While watching Jay Patruno nail a bright blue tarp over bare wood on the roof of his mid-1800s house Tuesday, Delabarre said, “He just did this seven or eight years ago.” Then he adds, “we count ourselves lucky in the scheme of things. Everyone’s safe, no one was hurt; that’s a blessing.”

Around 6:30 p.m. Saturday, Franklin County radio waves were interrupted by a severe thunderstorm warning. Thirty minutes later, a tornado touched down in Goshen, and then Conway, narrowly missing Delabarre’s house but wreaking havoc on his attached barn and at least five other structures in Pumpkin Hollow.

At the time, he was upstairs with his wife, Nancy Delabarre. Then the power flickered.

“I heard it coming. I knew that sound — we’d had a near miss when I lived in San Antonio as a child. I said to my wife, ‘We’ve got to get to the cellar,’” he recalled.

Just as they reached the top of the basement stairs, the “back door blew in like a bomb. The sky lit up when the transformers blew, and the air was filled with dust.”

The Delabarres described the scene in the tornado’s aftermath. Everything was dark, the power was out, and it was raining. They climbed to the second floor and found “glass everywhere. If we had stayed there, we would have been ripped to shreds,” Bryan Delabarre said.

Wind was still buffeting the house after the tornado, and Delabarre said they nailed plastic over the broken windows and lit candles, staying awake till 3 a.m.

“We were shaken, both of us. It’s a scary experience, the adrenaline just pumps,” he said. “We’re counting our lucky stars.”

The next day, Bryan and Nancy Delabarre found wet insulation from neighboring houses plastered to the side of their house. Amidst felled trees in the woods lay a section of their turn-of-the-century barn’s roof. Not far from that was the barn’s cupola, ripped off by what the National Weather Service later described as a category 1 tornado with 110 mile-per-hour winds.

“Everybody congregated. Neighbors helped each other out, family and friends helped each other out,” Delabarre described a sense of community that’s taken over Pumpkin Hollow in the days following.

“It’s all things. This is replaceable,” he said, watching as Patruno shimmied over to the barn’s roof, “and we, unlike some of our neighbors, can live in our house.”

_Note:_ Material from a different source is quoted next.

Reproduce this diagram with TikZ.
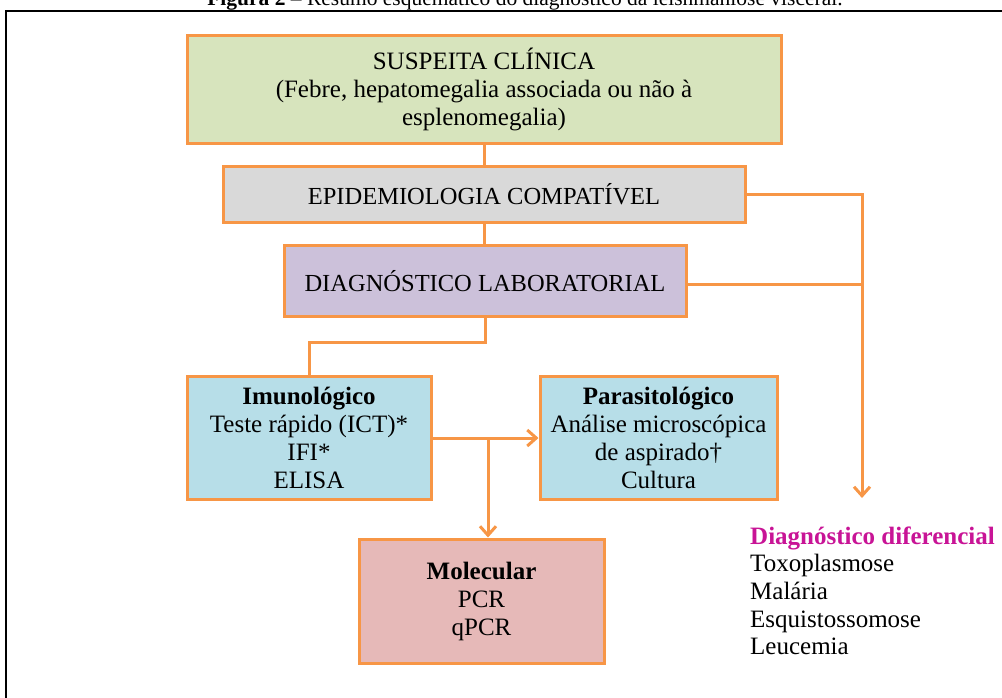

Next door at 100 Whately Road, the front of a house owned by Steven and Jeanne Thomas was ripped off. Elsewhere, a barn owned by Jan and John Maggs, which Delabarre said he remembers playing in when he was young, was flattened. Up and down the street, blue tarps covered badly damaged roofs.

Because of the tornado’s trajectory, cutting through the valley from the south, Delabarre said his house wasn’t damaged. The attached barn, however, was blown about a half foot from the side of the house.

Looking ahead, Delabarre said cleanup will take months. He said the barn “might have to be surgically detached from the house.” A chimney has already been removed for safety reasons.

Delabarre, like others, is taking it one step at a time.

“My mantra is put things in a pile, deal with them as they need to be dealt with.”